Extreme metal has an orthodoxy problem. I find it most present in black metal, where adherence to the extremely old and cold ways is something celebrated instead of viewed as redundant and wholly unnecessary (laughably so in a genre as much about elitism and shrugging off of herd mentality as black metal oft claims to be). Yet all stripes of metal have their moments of complacency, of clinging to the path of least resistance, even death metal. It’s adherence to form is not nearly as strictly held as black metal, but death metal by and large, I find, is content to be death metal; unchanged and unbothered by change. Every now and then you get an album like Ulcerate’s Stare Into Death and Be Still that radically shakes up the genre and opens up new possibilities, but those albums are few and far in between, and honestly, it’s mostly fine; I find an OK death metal album a lot more enjoyable to listen to than an OK black metal album. But the older I get, and the longer I involve myself in the world of extreme metal, the more of those special, groundbreaking albums I hear, and the more I long to focus my time and patience listening to the music that truly speaks to me. Black metal has no shortage of genre-defying artists these days, and doom can get suitably weird with it too. So where does that leave death metal you ask? Why, in the capable hands of Dream Unending, and the brand new album Song of Salvation, that’s where.
The dynamic duo of Tomb Mold’s Derrick Vella and Sumerlands’ Justin DeTore have only been making music together under the Dream Unending moniker since last year, yet the impact they have made on the way I view death metal has been second to none. Tide Turns Eternal, the group’s first release, rocketed up my year end list in 2021 despite being a relatively late drop in the year, beating out some very serious names along the way, and for good reason. The idea of combining 90’s death-doom a la Peaceville Records with 70s prog and outsider art weirdness is a stroke of pure genius, and lead to some of my favorite musical moments in recent memory that I still cannot get enough of (good god when that midsection of “The Needful” hits…). It is a formula that produced death metal truly unlike anything I had ever heard before, and for death metal that’s really saying something. When 20 Buck Spin announced there would be a follow-up album almost a year later to the day, I felt both excited and a little skeptical. Where would they go next from here? Would the formula that enchanted me so immediately hold up to further scrutiny? Fool. Absolute fool that I was. Of course it would. It is, in fact, even better than I could have hoped it would be.

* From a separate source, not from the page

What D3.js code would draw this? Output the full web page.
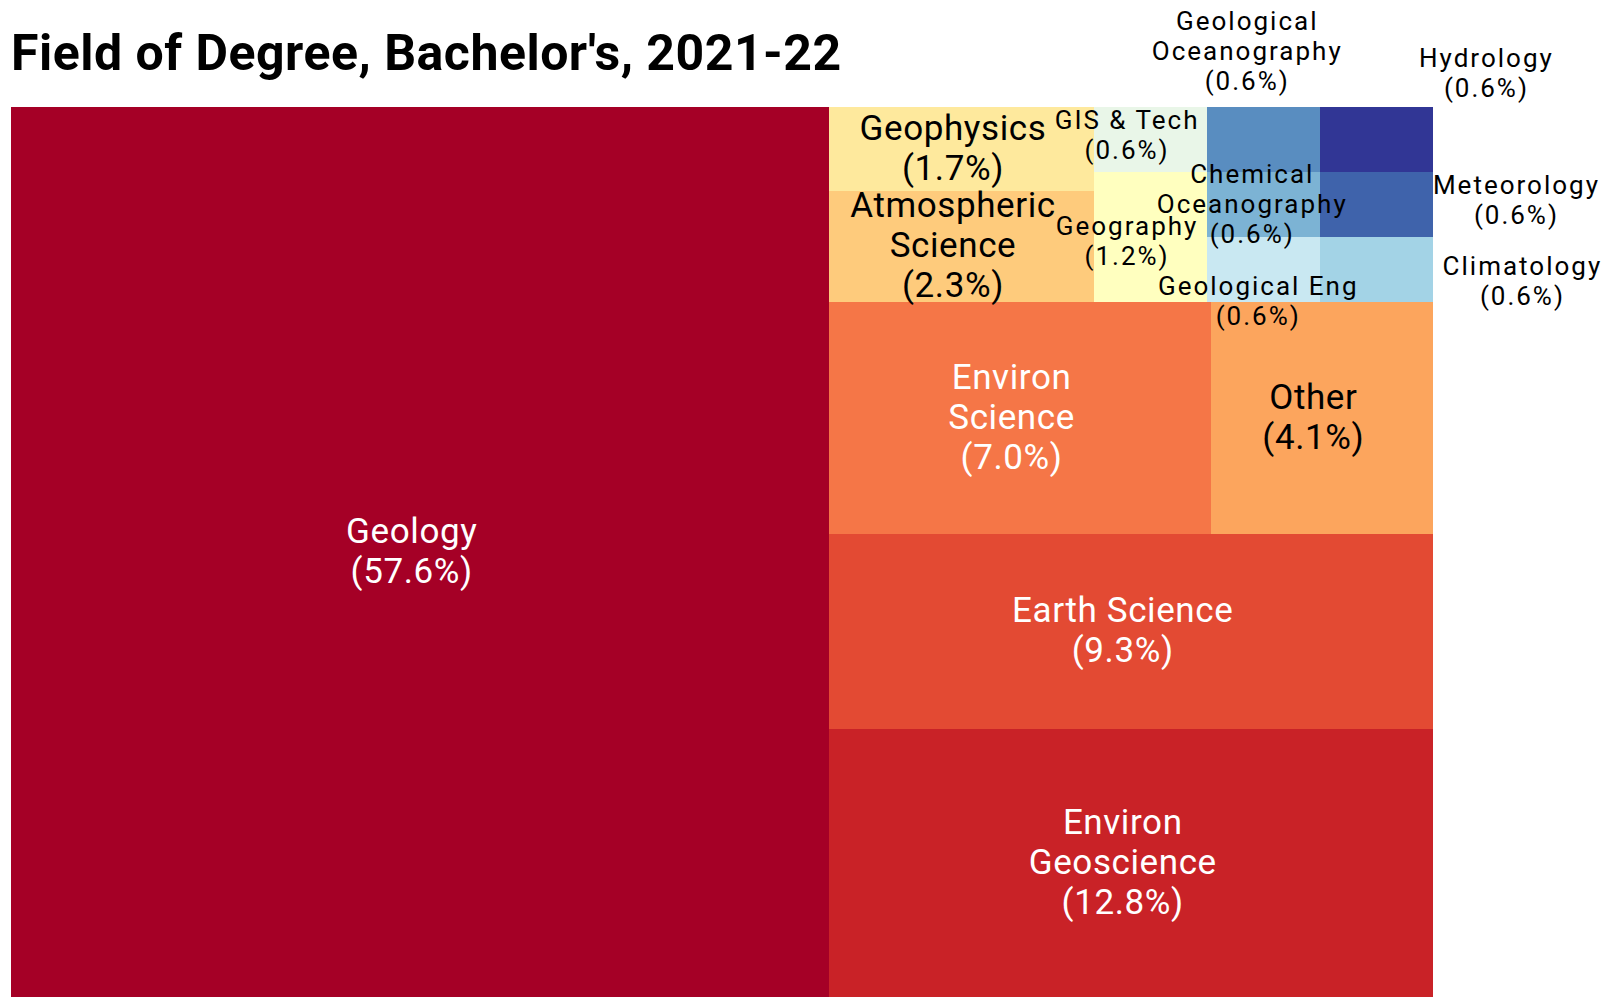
<!DOCTYPE html>
<html>
<head>
<meta charset="utf-8">
<script src="https://cdn.jsdelivr.net/npm/d3@7"></script>
<style>
    body { margin: 0; background: #fff; }
    text { font-family: Roboto, "Noto Sans", sans-serif; }
</style>
</head>
<body>
<script>
const WIDTH = 1611;
const HEIGHT = 997;

const mapLeft = 11;
const mapTop = 107;
const mapWidth = 1422;
const mapHeight = 890;

// fields, ranked by number of degrees (rank also drives the colour)
const fields = [
    "Geology", "Environ\nGeoscience", "Earth Science", "Environ\nScience", "Other",
    "Atmospheric\nScience", "Geophysics", "Geography", "GIS & Tech", "Geological Eng",
    "Climatology", "Chemical\nOceanography", "Geological\nOceanography", "Meteorology", "Hydrology"
];
const degrees = [99, 22, 16, 12, 7, 4, 3, 2, 1, 1, 1, 1, 1, 1, 1];
// nesting used by the slice-and-dice layout
const blocks = [
    "", "R", "R", "R/mid", "R/mid",
    "R/top/c1", "R/top/c1", "R/top/c2", "R/top/c2", "R/top/c3",
    "R/top/c4", "R/top/c3", "R/top/c3", "R/top/c4", "R/top/c4"
];

// labels that were pushed off their cell centre
const labelShift = {
    "GIS & Tech": [-23, -4.5],
    "Geography": [-23, 4],
    "Chemical\nOceanography": [-11, -1],
    "Geological Eng": [-5, 31.5],
    "Geological\nOceanography": [-16, -89],
    "Hydrology": [110, -66.5],
    "Meteorology": [140, -5],
    "Climatology": [146, 11]
};

const total = d3.sum(degrees);

const rows = [{ id: "root", parentId: null }];
const seen = new Set();
blocks.forEach(b => {
    if (!b) return;
    const parts = b.split("/");
    parts.forEach((p, i) => {
        const id = parts.slice(0, i + 1).join("/");
        if (seen.has(id)) return;
        seen.add(id);
        rows.push({ id: id, parentId: i ? parts.slice(0, i).join("/") : "root" });
    });
});
fields.forEach((f, i) => {
    rows.push({ id: f, parentId: blocks[i] || "root", name: f, value: degrees[i], rank: i });
});

const root = d3.stratify().id(d => d.id).parentId(d => d.parentId)(rows)
    .sum(d => d.value || 0);

const minRank = n => d3.min(n.leaves(), l => l.data.rank);
root.sort((a, b) => minRank(a) - minRank(b));

d3.treemap().tile(d3.treemapSliceDice).size([mapWidth, mapHeight])(root);

const color = d3.scaleSequential(d3.piecewise(d3.interpolateRgb, d3.schemeRdYlBu[11]))
    .domain([0, fields.length - 1]);

const svg = d3.select("body").append("svg")
    .attr("width", WIDTH)
    .attr("height", HEIGHT);

svg.append("text")
    .attr("x", 11)
    .attr("y", 70)
    .attr("font-size", 50)
    .attr("font-weight", 700)
    .attr("letter-spacing", 0.5)
    .attr("fill", "#000")
    .text("Field of Degree, Bachelor's, 2021-22");

// origin is bottom-left, so flip y
const leaves = root.leaves().map(d => ({
    name: d.data.name,
    value: d.value,
    rank: d.data.rank,
    x0: mapLeft + d.x0,
    x1: mapLeft + d.x1,
    y0: mapTop + mapHeight - d.y1,
    y1: mapTop + mapHeight - d.y0
}));

svg.append("g").selectAll("rect")
    .data(leaves)
    .join("rect")
    .attr("x", d => d.x0)
    .attr("y", d => d.y0)
    .attr("width", d => d.x1 - d.x0)
    .attr("height", d => d.y1 - d.y0)
    .attr("fill", d => color(d.rank))
    .attr("shape-rendering", "crispEdges");

svg.append("g").selectAll("text")
    .data(leaves)
    .join("text")
    .attr("text-anchor", "middle")
    .each(function (d) {
        const small = d.value <= 2;
        const size = small ? 26 : 35;
        const step = small ? 30 : 40;
        const shift = labelShift[d.name] || [-8.5, -1.5];
        const lines = d.name.split("\n").concat("(" + (d.value / total * 100).toFixed(1) + "%)");
        const cx = (d.x0 + d.x1) / 2 + shift[0];
        const cy = (d.y0 + d.y1) / 2 + shift[1];
        const inside = !labelShift[d.name];
        const fill = inside && d3.lab(color(d.rank)).l < 68 ? "#fff" : "#000";
        const t = d3.select(this)
            .attr("font-size", size)
            .attr("letter-spacing", small ? 2 : 0.6)
            .attr("fill", fill);
        lines.forEach((line, i) => {
            t.append("tspan")
                .attr("x", cx)
                .attr("y", cy + (i - (lines.length - 1) / 2) * step)
                .attr("dy", "0.355em")
                .text(line);
        });
    });
</script>
</body>
</html>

While there is much that is recognizable from Tide Turns Eternal here, Song of Salvation is at once weirder and more abstract than its predecessor, ramping up the use of twelve-stringed clean guitar and introducing new touches like the ambient, reverb-soaked trumpet of guest contributor Leila Abdul-Rauf (aka The Siren Call) to the mix. Death-doom is still the musical backbone of this album, and when the riffs bear down on you, you absolutely feel it, but what makes Song of Salvation such an incredible listen is just how much beauty there is in it. Is it strange to call a death metal album ‘beautiful’? Maybe, but there is no other way I could think to describe these songs. From the cinematic breadth of their scope, to the soaring melodies, to the heart and soul put into every note, Song of Salvation is an album that is radiant, ethereal, and utterly beautiful, even when it is so heavy it threatens to split your skull in half.
With two releases now under their belt, both of which feel like classics in the making already, it’s really hard to overstate just how much Dream Unending are doing to advance death metal beyond the confines of its past. There is, quite literally, nothing you will hear this year that sounds like Song of Salvation, and in a world of bands happy to continue to churn out Xeroxed Bolt Thrower and Obituary riffs, I cannot think of anything that would sell you on this album more. This is going to be another prominent addition to my personal year-end list.